After a painful readjustment to five years of falling revenues, the Fayette County School System will plan to spend next school year only as much as it actually takes in.
The adoption of the Fayette County School System’s FY 2014 budget is about a month away, and a look at the tentative budget shows a slight drop in revenues beginning in July.
But the difference in this year and last is that the school system with a proposed $162 million budget would have an $11.5 million fund balance built in to begin establishing a goal of retaining up to 10 percent of its budget in reserve.
The current general fund budget totals $163.1 million, with nearly all of that amount coming from state and local sources. Of that total, $81.4 million comes from state QBE (Quality Basic Education) dollars while approximately $81 million is from local property tax and vehicle tag revenue.
The proposed budget totals $162 million, with $75.7 million in local sources and $83.7 million in state funds, according to information supplied by school system Assistant Superintendent of Business and Personnel Management Tom Gray.
While the difference in the two budgets is minor, amounting to approximately $1.1 million overall, there is significantly more to the story. The difference can be found in the projected fund balance for June 30, 2014. The school board this year used nearly all the $15 million in fund balance to adopt a budget that totals $177.3 million. The proposed budget would have the projected $11.6 million on June 30, an amount realized through cost-cutting measures enacted during the current school year, to be held as a fund balance for next year.

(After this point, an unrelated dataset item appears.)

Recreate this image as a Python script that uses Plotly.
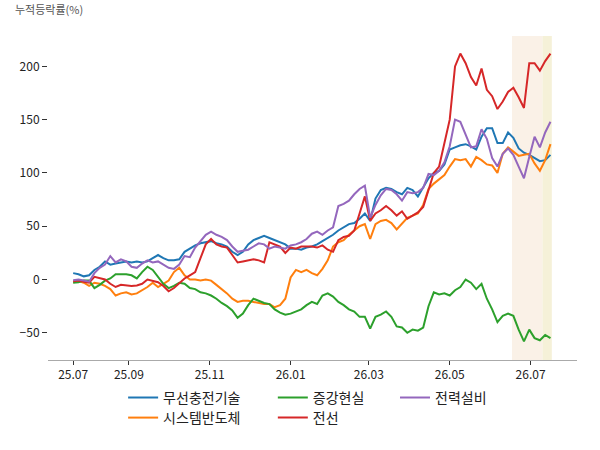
import pandas as pd
import plotly.graph_objects as go

dates = pd.date_range("2025-07-21", periods=91, freq="4D")

wireless = [6, 5, 3, 4, 9, 12, 17, 14, 15, 16, 17, 16, 17, 16, 17, 20, 23, 20, 18, 18,
            19, 26, 29, 32, 34, 35, 36, 34, 33, 31, 26, 23, 26, 33, 37, 39, 41, 39, 37, 35,
            33, 29, 29, 28, 30, 31, 33, 36, 39, 42, 46, 49, 52, 53, 57, 62, 55, 76, 84, 86,
            85, 82, 80, 86, 84, 78, 87, 95, 100, 102, 108, 122, 124, 126, 127, 125, 122, 134, 142, 142,
            128, 128, 138, 133, 123, 119, 117, 114, 111, 112, 117]

semi = [-2.5, -1.5, -3, -6, -3, -4, -6, -9, -15, -13, -12, -14, -13, -10, -7, -3, -7, -4, -1, 7,
        11, 4, 0, 0, -1, 0, -1, -5, -9, -13, -18, -21, -20, -20, -21, -22, -23, -23, -26, -24,
        -18, 2, 9, 7, 9, 6, 4, 10, 18, 31, 35, 37, 42, 46, 50, 52, 38, 52, 55, 56,
        53, 47, 52, 58, 60, 62, 70, 85, 90, 94, 98, 106, 113, 112, 113, 106, 115, 112, 108, 107,
        100, 118, 124, 120, 116, 117, 118, 109, 102, 112, 127]

ar = [-3, -2.5, -1, -1, -8, -5, -1, 1, 5, 5, 5, 4, 1, 7, 12, 9, 2, -4, -8, -6,
      -3, -4, -8, -9, -12, -13, -15, -18, -22, -25, -29, -36, -32, -24, -18, -20, -22, -23, -28, -31,
      -33, -32, -30, -28, -24, -21, -23, -15, -13, -16, -21, -24, -28, -30, -35, -35, -46, -35, -33, -30,
      -35, -44, -45, -50, -47, -48, -45, -25, -12, -14, -13, -15, -10, -7, 0, -3, -9, -4, -18, -28,
      -40, -34, -32, -34, -47, -58, -47, -55, -57, -52, -55]

cable = [-1.5, -1, -2, -3, 2.5, 1, 0, -4, -7, -5, -5.5, -6, -5.5, -4, 0, -1.5, -2.5, -6, -11, -8,
         -3, 1, 4, 7, 20, 33, 38, 33, 31, 30, 23, 16, 17, 18, 19, 18, 16, 35, 33, 31,
         25, 30, 29, 31, 31, 31, 30, 32, 28, 26, 37, 40, 41, 46, 62, 78, 55, 62, 65, 69,
         65, 60, 64, 57, 60, 63, 68, 85, 100, 106, 128, 150, 200, 212, 203, 190, 182, 198, 178, 172,
         160, 167, 176, 180, 171, 161, 203, 203, 196, 205, 212]

power = [-0.6, 0, -1, -2, 6, 11, 14, 22, 16, 19, 17, 12, 11, 15, 18, 16, 17, 14, 11, 10,
         14, 22, 21, 30, 36, 42, 45, 42, 40, 37, 31, 26, 27, 28, 31, 34, 33, 29, 31, 30,
         29, 32, 33, 35, 38, 43, 45, 42, 46, 49, 69, 71, 74, 80, 85, 88, 58, 70, 79, 85,
         84, 80, 74, 82, 81, 82, 86, 99, 98, 102, 110, 125, 150, 148, 136, 124, 125, 141, 132, 114,
         106, 118, 123, 117, 106, 95, 115, 134, 124, 138, 148]

names = ["무선충전기술", "시스템반도체", "증강현실", "전선", "전력설비"]
values = [wireless, semi, ar, cable, power]
colors = ["#1f77b4", "#ff7f0e", "#2ca02c", "#d62728", "#9467bd"]

tick_vals = ["2025-07-21", "2025-09-01", "2025-11-01", "2026-01-01", "2026-03-01", "2026-05-01", "2026-07-01"]
tick_text = ["25.07", "25.09", "25.11", "26.01", "26.03", "26.05", "26.07"]

shade1 = ("2026-06-17", "2026-07-10")
shade2 = ("2026-07-10", "2026-07-17")

FONT = "Noto Sans CJK KR"

# legend slots: (column x in paper, row y in paper) -- matplotlib-style 3 columns, column-major
legend_ids = ["legend", "legend2", "legend3", "legend4", "legend5"]
legend_pos = [(0.142, -0.117), (0.142, -0.179), (0.425, -0.117), (0.425, -0.179), (0.656, -0.117)]

fig = go.Figure()
for name, vals, color, lid in zip(names, values, colors, legend_ids):
    fig.add_trace(go.Scatter(
        x=dates, y=vals, mode="lines", name=name,
        line=dict(color=color, width=2),
        legend=lid,
    ))

fig.add_vrect(x0=shade1[0], x1=shade1[1], fillcolor="#FAF1E7", line_width=0, layer="below")
fig.add_vrect(x0=shade2[0], x1=shade2[1], fillcolor="#F5F1D8", line_width=0, layer="below")

legend_common = dict(xanchor="left", yanchor="middle", bgcolor="rgba(0,0,0,0)",
                     font=dict(size=14, color="#222", family=FONT))
legend_layout = {}
for lid, (lx, ly) in zip(legend_ids, legend_pos):
    legend_layout[lid] = dict(x=lx, y=ly, **legend_common)

fig.update_layout(
    width=600, height=450,
    margin=dict(l=48, r=23, t=36, b=90, autoexpand=False),
    plot_bgcolor="white", paper_bgcolor="white",
    font=dict(family=FONT, size=12, color="#222"),
    showlegend=True,
    xaxis=dict(
        type="date", range=["2025-07-02", "2026-08-05"],
        tickvals=tick_vals, ticktext=tick_text,
        showgrid=False, zeroline=False,
        showline=True, linecolor="#aaaaaa", linewidth=1,
        ticks="outside", ticklen=4, tickcolor="#333", tickwidth=1,
        tickfont=dict(size=12, color="#222"),
    ),
    yaxis=dict(
        range=[-75.5, 228.5],
        tickvals=[-50, 0, 50, 100, 150, 200],
        showgrid=False, zeroline=False, showline=False,
        ticks="outside", ticklen=5, tickcolor="#333", tickwidth=1,
        tickfont=dict(size=12, color="#222"),
    ),
    annotations=[dict(
        text="누적등락률(%)", xref="paper", yref="paper",
        x=-0.066, y=1.083, xanchor="left", yanchor="middle", showarrow=False,
        font=dict(size=11, color="#555", family=FONT),
    )],
    **legend_layout,
)

fig.write_html("out.html")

That means for the first time in years the school system will be living within its means, spending the same amount of money it generates without relying on fund balance to balance the budget.

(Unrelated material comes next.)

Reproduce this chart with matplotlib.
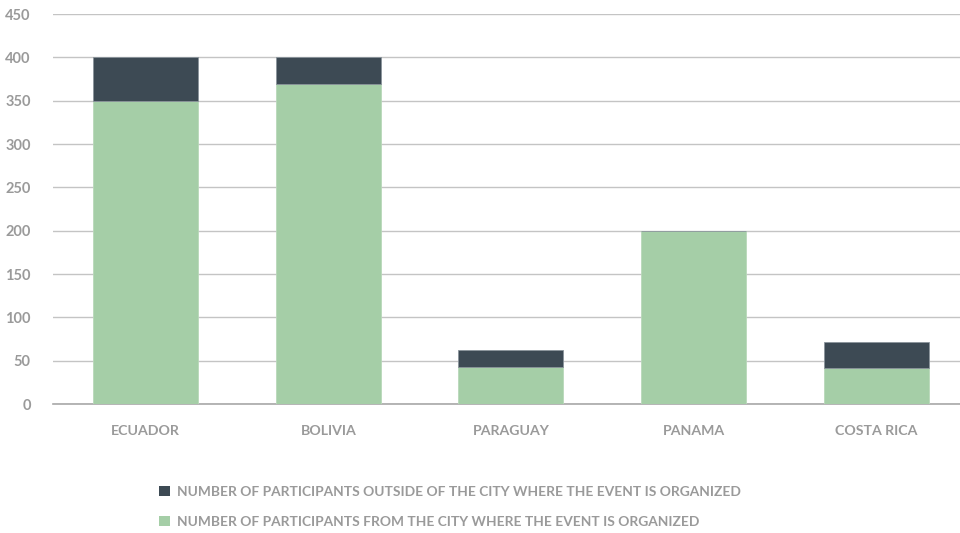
import matplotlib
matplotlib.use('Agg')
from matplotlib import pyplot as plt
from matplotlib.patches import Patch

countries = ['ECUADOR', 'BOLIVIA', 'PARAGUAY', 'PANAMA', 'COSTA RICA']
from_city = [350, 369, 43, 200, 41]
outside_city = [50, 31, 19, 0, 30]
yticks = [0, 50, 100, 150, 200, 250, 300, 350, 400, 450]

label_outside = 'NUMBER OF PARTICIPANTS OUTSIDE OF THE CITY WHERE THE EVENT IS ORGANIZED'
label_from = 'NUMBER OF PARTICIPANTS FROM THE CITY WHERE THE EVENT IS ORGANIZED'

green = '#a5cea7'
dark = '#3d4a54'
textgray = '#9a9a9a'

plt.rcParams['font.family'] = ['Lato', 'DejaVu Sans']

fig = plt.figure(figsize=(9.6, 5.33), dpi=100)
ax = fig.add_axes([0.0552, 0.242, 0.9448, 0.7317])

x = range(len(countries))
ax.bar(x, from_city, width=0.575, color=green, edgecolor='#b8d8b9', linewidth=0.6, zorder=3)
ax.bar(x, outside_city, width=0.575, bottom=from_city, color=dark,
       edgecolor='#8a949b', linewidth=0.6, zorder=3)

ax.set_ylim(0, 450)
ax.set_xlim(-0.508, 4.46)
ax.set_yticks(yticks)
ax.yaxis.grid(True, color='#c4c4c4', linewidth=1.0, zorder=0)
ax.set_axisbelow(True)
ax.set_xticks(list(x))
ax.set_xticklabels(countries)

for s in ['top', 'right', 'left']:
    ax.spines[s].set_visible(False)
ax.spines['bottom'].set_color('#a8a8a8')
ax.spines['bottom'].set_linewidth(1.2)

ax.tick_params(axis='y', length=0, pad=16, labelsize=10.5, labelcolor=textgray)
ax.tick_params(axis='x', length=0, pad=15, labelsize=10.2, labelcolor=textgray)
for lbl in ax.get_xticklabels() + ax.get_yticklabels():
    lbl.set_fontweight('bold')

handles = [Patch(facecolor=dark, label=label_outside),
           Patch(facecolor=green, label=label_from)]
leg = fig.legend(handles=handles, loc='upper left', bbox_to_anchor=(0.166, 0.089),
                 frameon=False, handlelength=0.75, handleheight=0.75,
                 handletextpad=0.55, labelspacing=1.35, fontsize=9.9,
                 borderaxespad=0, borderpad=0)
for t in leg.get_texts():
    t.set_color(textgray)
    t.set_fontweight('bold')

fig.savefig('out.png', dpi=100)
plt.close(fig)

Interim Superintendent Dan Colwell has remarked on repeated occasions his desire to propose a budget that provides at least 5 percent in available fund balance, with the idea of having that amount increase to 10 percent in the coming year or two.
A noteworthy addition to the tentative budget is the addition of three instructional days, bringing the total back to 180 days of classroom instruction.
Directly and indirectly, state funds are expected to increase slightly next year due to two factors, Gray said. One of those deals with a decrease in the required payment to the state, known as the 5-mill share, because the county’s tax digest continues to fall, Gray said. That means Fayette will keep more of the money it historically had sent to the state. Gray also noted that the state calculation of those numbers lagged a few years behind the actual fall in the tax digest.
The other factor, one that will bring a small increase in the money received from the state, deals with the way state funds are calculated through student participation in certain programs.
The school board will hold a half-day budget workshop in early June and will adopt the formal budget on June 17.